Living Wage & Good Jobs

Since the 1980’s, the gap between the rich and the poor has widened steadily and is currently greater than any time since 1928 — just prior to the stock market crash and the onset of the greatest depression in American history. Since 1979, the wages of the lowest 2% of earners have increased by 46%, while the top 1% of earners have increased their income by almost 200%.

It is clearly time for an increase in the minimum wage.

There was a time in the middle of the twentieth century when the American Dream seemed within reach of a large portion of the population. But that’s no longer the case. In an economy where the working poor require government assistance to make ends meet and Walmart cashiers are using food stamps to pay for groceries, upward mobility is available almost solely to those who are already near the top of the scale. The American Dream has been replaced with a sense of insecurity and the feeling that the best one can hope for is survival.

The American dream has been replaced with a sense of insecurity.

That needs to change immediately.

We hear a lot of talk about Family Values. When Republicans talk about it, they’re referring to the protection of children from sexual content or from something related to drugs or coarse language. But, to my mind, Family Values are those things that contribute to keeping families together and healthy and moving toward more productive lives and fulfilling lives for succeeding generations.

The minimum hourly wage that anyone should receive is $15 per hour.

In my opinion, food security is a family value; availability of good, affordable healthcare is a family value; excellent, free public education is a family value; and a family wage that promotes food security, good health and equal opportunity for survival and potential improvement is a family value.

The case here is simple. The minimum hourly wage that anyone should receive is $15 per hour. That’s $31,200, before taxes — $2,600/month. Take home pay is certainly less than $2,200. Rents vary by region, but here in San Diego, average rental for a one-bedroom is more than $1,600. Nationally $1,000 might be more realistic. Let’s say that utilities (not internet or cable) cost $100. That leaves $900 to pay for transportation, clothes, food, internet, cable, entertainment, etc. . . . You get the picture. In a civilized society, no one should live below this level.

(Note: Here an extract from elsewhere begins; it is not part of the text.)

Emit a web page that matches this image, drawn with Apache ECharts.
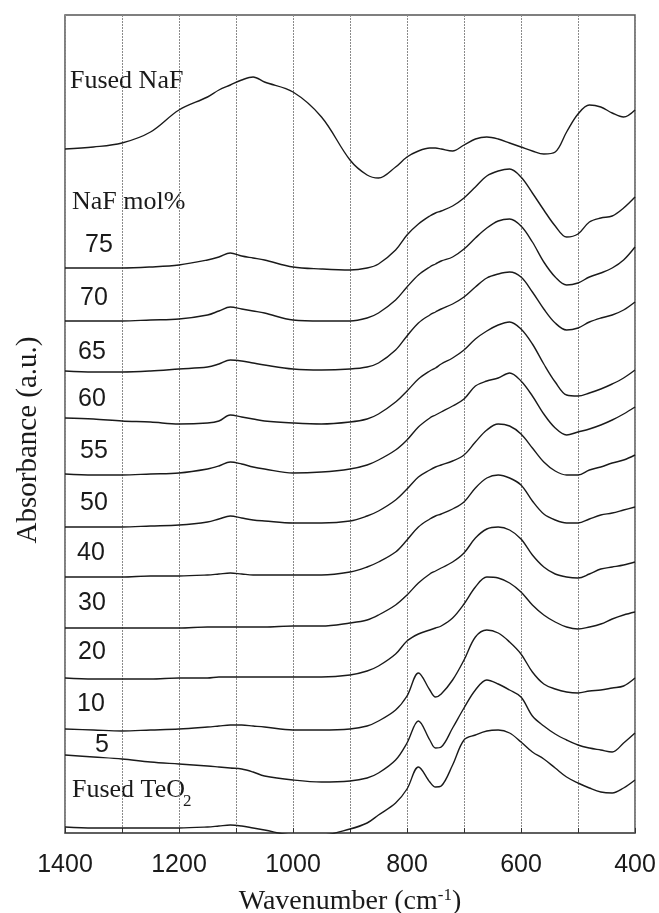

If we raise the minimum wage to $15 per hour, the rest of the economy will respond and all wages will adjust appropriately. Furthermore, it stimulates the economy. When minimum wage workers buy goods and services it drives production and sensible growth.

My objective is to increase the overall value of our workers. To do this, we will be required to make investments in education and re-education that will help workers learn new skills for the modern economy.